## START MATERIAL TO PROCESS

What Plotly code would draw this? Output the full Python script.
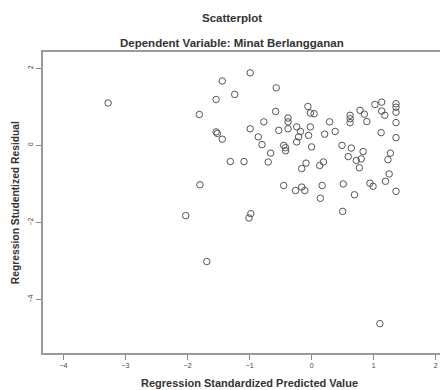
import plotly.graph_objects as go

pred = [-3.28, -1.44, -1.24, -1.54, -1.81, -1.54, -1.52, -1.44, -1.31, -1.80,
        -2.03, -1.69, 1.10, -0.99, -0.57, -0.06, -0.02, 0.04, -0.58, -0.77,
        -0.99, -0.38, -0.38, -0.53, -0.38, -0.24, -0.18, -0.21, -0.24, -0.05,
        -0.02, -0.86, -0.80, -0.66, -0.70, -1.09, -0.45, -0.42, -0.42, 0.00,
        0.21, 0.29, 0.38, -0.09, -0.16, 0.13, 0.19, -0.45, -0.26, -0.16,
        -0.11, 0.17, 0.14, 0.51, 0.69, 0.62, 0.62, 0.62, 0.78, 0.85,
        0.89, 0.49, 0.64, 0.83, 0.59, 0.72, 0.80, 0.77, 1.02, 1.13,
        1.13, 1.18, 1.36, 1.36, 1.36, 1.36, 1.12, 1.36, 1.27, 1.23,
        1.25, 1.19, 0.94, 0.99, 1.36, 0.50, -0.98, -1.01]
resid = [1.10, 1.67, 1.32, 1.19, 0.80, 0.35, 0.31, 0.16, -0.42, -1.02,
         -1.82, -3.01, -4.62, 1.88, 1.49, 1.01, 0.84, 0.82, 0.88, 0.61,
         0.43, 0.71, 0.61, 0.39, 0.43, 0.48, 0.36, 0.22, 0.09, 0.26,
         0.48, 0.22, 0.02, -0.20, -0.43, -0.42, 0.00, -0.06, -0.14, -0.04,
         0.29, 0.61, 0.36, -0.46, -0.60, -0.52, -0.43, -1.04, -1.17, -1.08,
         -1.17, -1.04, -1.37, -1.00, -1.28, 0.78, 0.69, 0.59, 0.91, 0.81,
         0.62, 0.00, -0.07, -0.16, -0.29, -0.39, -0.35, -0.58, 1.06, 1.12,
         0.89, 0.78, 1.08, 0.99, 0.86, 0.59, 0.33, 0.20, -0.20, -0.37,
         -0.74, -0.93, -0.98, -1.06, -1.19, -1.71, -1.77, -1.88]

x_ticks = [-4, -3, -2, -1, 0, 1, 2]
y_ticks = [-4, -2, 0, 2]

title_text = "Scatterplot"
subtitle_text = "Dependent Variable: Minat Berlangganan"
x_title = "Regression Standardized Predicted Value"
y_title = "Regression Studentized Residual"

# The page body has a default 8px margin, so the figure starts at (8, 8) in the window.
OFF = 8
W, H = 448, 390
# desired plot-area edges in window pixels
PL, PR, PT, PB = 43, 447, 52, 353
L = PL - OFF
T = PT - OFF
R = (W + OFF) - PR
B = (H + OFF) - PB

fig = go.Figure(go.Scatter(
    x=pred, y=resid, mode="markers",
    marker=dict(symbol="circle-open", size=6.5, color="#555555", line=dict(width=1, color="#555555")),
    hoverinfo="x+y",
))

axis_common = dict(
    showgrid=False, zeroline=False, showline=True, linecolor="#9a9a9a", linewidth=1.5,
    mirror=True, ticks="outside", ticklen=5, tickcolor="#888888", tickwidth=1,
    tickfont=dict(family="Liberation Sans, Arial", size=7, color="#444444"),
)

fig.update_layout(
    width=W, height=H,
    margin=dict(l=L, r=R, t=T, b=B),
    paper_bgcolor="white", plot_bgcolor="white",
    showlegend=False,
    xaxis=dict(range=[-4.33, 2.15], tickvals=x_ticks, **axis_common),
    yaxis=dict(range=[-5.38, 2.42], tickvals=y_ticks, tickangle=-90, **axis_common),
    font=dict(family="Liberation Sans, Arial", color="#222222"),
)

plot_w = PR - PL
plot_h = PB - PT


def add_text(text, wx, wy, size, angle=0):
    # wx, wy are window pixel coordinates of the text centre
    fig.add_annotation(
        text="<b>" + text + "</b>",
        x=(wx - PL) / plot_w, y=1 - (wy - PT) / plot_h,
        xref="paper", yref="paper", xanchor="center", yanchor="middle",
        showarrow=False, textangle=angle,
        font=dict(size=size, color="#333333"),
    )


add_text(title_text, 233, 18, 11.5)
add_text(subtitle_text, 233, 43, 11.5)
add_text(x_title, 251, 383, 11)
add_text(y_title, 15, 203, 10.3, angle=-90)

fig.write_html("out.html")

## END MATERIAL TO PROCESS
## START MATERIAL TO PROCESS

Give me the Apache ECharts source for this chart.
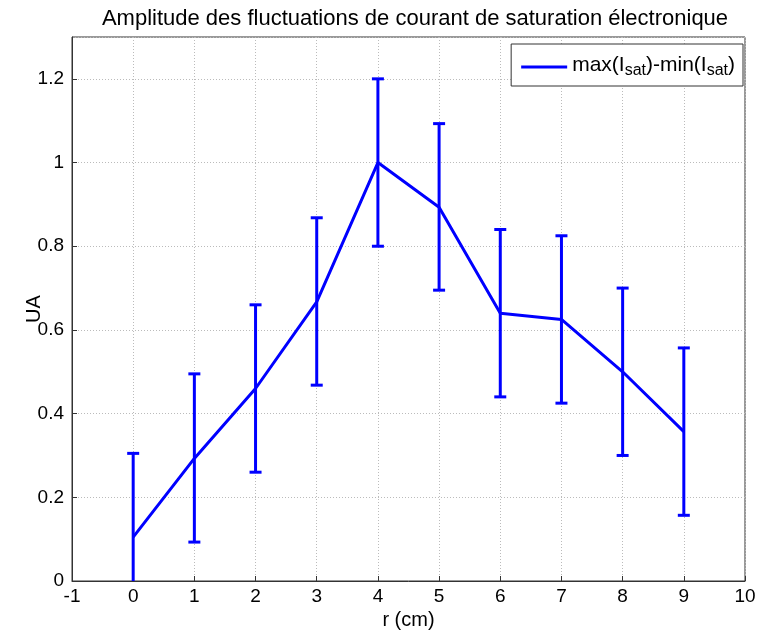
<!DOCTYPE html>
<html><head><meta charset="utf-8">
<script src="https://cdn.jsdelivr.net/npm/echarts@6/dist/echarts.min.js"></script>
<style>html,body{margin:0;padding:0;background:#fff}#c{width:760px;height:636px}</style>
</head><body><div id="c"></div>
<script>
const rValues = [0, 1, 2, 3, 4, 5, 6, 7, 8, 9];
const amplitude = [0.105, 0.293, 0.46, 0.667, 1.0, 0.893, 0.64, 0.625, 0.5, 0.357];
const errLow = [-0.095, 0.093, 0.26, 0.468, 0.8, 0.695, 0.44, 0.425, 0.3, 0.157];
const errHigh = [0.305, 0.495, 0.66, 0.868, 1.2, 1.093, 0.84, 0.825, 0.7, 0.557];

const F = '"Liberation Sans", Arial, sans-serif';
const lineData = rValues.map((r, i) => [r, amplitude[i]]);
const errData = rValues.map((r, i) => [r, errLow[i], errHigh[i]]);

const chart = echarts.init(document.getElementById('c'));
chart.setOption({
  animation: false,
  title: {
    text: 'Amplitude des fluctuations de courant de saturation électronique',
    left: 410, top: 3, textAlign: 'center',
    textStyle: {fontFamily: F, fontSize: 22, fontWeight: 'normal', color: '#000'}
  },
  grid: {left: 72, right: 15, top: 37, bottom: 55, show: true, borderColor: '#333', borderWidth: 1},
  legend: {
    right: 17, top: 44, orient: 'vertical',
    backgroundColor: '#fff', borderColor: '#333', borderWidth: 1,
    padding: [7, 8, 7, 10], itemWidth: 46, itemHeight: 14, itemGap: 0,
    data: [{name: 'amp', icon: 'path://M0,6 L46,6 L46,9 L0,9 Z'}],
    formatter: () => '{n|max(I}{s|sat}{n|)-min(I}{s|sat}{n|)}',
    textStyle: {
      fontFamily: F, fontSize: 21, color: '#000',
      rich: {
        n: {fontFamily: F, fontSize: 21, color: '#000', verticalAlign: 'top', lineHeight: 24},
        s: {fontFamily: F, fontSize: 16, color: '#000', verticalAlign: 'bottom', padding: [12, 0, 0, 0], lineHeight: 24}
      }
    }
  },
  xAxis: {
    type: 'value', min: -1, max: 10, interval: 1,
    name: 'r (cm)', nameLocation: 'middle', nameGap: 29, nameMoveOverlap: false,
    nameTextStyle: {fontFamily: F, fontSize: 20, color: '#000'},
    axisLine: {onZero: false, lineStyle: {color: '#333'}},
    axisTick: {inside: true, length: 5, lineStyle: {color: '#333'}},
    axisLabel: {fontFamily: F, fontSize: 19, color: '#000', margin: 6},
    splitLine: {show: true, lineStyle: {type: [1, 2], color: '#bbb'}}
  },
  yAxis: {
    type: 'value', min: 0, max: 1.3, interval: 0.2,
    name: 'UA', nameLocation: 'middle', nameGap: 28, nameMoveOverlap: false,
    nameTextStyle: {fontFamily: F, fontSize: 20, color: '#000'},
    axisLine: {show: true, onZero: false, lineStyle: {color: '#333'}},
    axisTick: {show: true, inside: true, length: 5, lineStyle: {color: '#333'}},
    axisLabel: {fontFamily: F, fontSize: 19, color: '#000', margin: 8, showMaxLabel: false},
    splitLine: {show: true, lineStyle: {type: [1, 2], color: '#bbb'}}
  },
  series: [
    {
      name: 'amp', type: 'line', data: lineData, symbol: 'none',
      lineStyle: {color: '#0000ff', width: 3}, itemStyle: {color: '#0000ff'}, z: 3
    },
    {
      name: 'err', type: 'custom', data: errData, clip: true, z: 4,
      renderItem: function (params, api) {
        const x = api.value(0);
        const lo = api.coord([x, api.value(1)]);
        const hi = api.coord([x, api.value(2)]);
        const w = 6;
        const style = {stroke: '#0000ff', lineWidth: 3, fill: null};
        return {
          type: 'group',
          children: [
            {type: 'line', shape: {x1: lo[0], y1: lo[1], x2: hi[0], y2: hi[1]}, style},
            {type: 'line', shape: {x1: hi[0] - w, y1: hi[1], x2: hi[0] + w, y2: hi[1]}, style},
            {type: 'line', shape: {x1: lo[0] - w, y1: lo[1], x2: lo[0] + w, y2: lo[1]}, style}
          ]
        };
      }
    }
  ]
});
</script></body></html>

## END MATERIAL TO PROCESS
## START MATERIAL TO PROCESS

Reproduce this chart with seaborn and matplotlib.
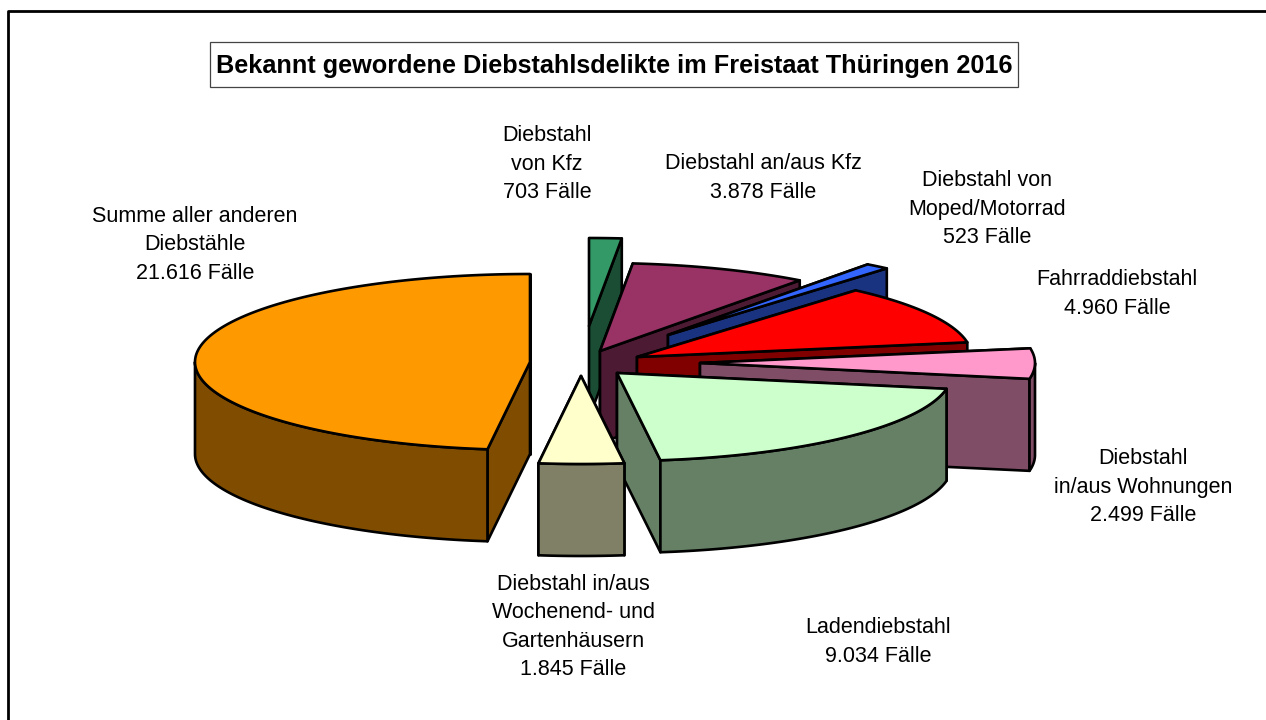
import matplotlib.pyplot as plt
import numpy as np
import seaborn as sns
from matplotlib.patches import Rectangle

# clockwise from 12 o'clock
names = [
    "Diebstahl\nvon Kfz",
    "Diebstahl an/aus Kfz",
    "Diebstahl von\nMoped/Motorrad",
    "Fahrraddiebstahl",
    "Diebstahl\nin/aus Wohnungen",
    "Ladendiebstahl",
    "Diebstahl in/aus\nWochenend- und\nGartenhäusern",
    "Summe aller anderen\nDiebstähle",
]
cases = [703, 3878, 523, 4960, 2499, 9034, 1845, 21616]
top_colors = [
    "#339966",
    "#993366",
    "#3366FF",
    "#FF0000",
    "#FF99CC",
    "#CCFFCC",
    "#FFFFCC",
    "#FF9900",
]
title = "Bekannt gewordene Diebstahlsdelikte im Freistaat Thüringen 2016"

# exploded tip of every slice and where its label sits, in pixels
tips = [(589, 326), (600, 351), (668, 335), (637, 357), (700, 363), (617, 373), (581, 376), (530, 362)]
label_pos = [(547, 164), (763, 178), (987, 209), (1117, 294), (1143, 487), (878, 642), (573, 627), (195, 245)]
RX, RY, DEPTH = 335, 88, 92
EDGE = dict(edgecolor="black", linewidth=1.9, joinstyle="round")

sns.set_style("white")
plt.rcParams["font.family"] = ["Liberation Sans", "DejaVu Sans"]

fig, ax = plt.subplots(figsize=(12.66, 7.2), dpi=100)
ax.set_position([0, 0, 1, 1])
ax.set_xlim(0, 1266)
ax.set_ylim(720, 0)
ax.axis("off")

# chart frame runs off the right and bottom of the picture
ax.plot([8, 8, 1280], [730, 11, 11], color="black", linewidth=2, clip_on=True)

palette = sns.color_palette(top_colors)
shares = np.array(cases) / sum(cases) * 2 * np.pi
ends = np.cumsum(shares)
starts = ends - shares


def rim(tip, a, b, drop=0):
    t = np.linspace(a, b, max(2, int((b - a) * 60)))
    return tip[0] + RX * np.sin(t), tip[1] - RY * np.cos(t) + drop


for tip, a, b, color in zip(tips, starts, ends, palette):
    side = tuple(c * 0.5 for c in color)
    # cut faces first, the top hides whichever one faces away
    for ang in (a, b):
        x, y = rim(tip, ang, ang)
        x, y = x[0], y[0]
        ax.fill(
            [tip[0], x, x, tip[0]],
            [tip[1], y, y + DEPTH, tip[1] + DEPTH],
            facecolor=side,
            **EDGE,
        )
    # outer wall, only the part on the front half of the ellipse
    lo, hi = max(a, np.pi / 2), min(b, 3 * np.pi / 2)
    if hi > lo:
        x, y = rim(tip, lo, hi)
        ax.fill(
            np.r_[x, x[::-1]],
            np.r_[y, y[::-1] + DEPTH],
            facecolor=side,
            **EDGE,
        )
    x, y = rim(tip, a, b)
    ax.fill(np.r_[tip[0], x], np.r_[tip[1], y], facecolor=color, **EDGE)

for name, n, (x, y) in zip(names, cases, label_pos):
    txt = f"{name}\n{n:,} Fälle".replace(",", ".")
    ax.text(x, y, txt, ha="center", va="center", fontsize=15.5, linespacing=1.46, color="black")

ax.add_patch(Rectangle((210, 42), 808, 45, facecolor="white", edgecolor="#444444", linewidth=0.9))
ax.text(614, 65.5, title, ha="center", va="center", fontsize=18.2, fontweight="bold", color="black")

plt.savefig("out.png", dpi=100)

## END MATERIAL TO PROCESS

# [WHAT YOU NEED TO DO]
The material above holds pictures; leave them out. Repeat exactly the lines from the one containing "Give me the" through the one containing "const errData = rValues.map((r, i)", and nothing else.

# [SOLUTION TO THIS TASK]
Give me the Apache ECharts source for this chart.
<!DOCTYPE html>
<html><head><meta charset="utf-8">
<script src="https://cdn.jsdelivr.net/npm/echarts@6/dist/echarts.min.js"></script>
<style>html,body{margin:0;padding:0;background:#fff}#c{width:760px;height:636px}</style>
</head><body><div id="c"></div>
<script>
const rValues = [0, 1, 2, 3, 4, 5, 6, 7, 8, 9];
const amplitude = [0.105, 0.293, 0.46, 0.667, 1.0, 0.893, 0.64, 0.625, 0.5, 0.357];
const errLow = [-0.095, 0.093, 0.26, 0.468, 0.8, 0.695, 0.44, 0.425, 0.3, 0.157];
const errHigh = [0.305, 0.495, 0.66, 0.868, 1.2, 1.093, 0.84, 0.825, 0.7, 0.557];

const F = '"Liberation Sans", Arial, sans-serif';
const lineData = rValues.map((r, i) => [r, amplitude[i]]);
const errData = rValues.map((r, i) => [r, errLow[i], errHigh[i]]);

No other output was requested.